Talvez um dos caminho seja a escola efetivamente assumir, através daqueles que a fazem, um exemplo de amor ao saber livresco, na contramão da orientação rousseauniana de que as crianças apenas devem ter contato com livros a partir dos quinze anos. Na medida em que a escola se apresenta através de diretor, coordenadores e professores como praticante de uma cultura de estudos é possível arregimentar os alunos da escola para a mesma prática, ainda que não tão rapidamente. O problema é que muitas das atividades apresentadas nas escolas privilegiam sobremaneira quem rebola melhor, quem tem o corpo mais bonito segundo os padrões contemporâneos, quem dança melhor uma determinada música representante de uma cultura de periferia descomprometida com a formação dos jovens e promovida por quem aufere lucros através disso, enquanto não privilegia atividades em que está em jogo o saber, sem nenhum preconceito de classe contra aquilo que definitivamente representa a emancipação das massas – a assimilação do conhecimento cultural elaborado historicamente no decorrer dos séculos. Alguém dirá que se trata de cultuar o saber das classes superiores em prejuízo das culturas e manifestações locais, exatamente aquelas que exercidas sem o mínimo de senso crítico faz se eternizar o status quo injusto.

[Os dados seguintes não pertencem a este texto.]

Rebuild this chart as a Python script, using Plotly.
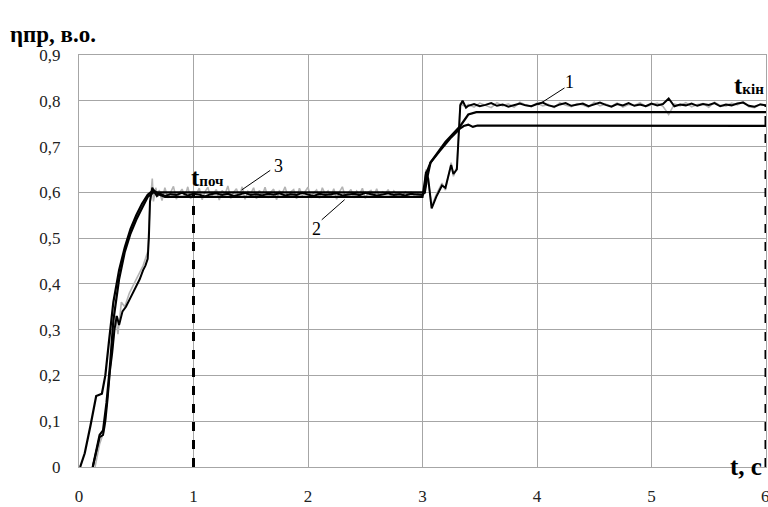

Ian não é nosso primeiro aluno a construir uma bela história através de uma vida exemplar de estudos. Há alguns outros que poderiam ser mencionados e inclusive levados à escola para testemunhar isso. E assumir o que proponho acima pode ser uma estratégia de fazer multiplicar esse modelo de aluno que demonstra como é possível para estudantes de escolas públicas vislumbrarem um futuro melhor para si e para sua comunidade através da escola.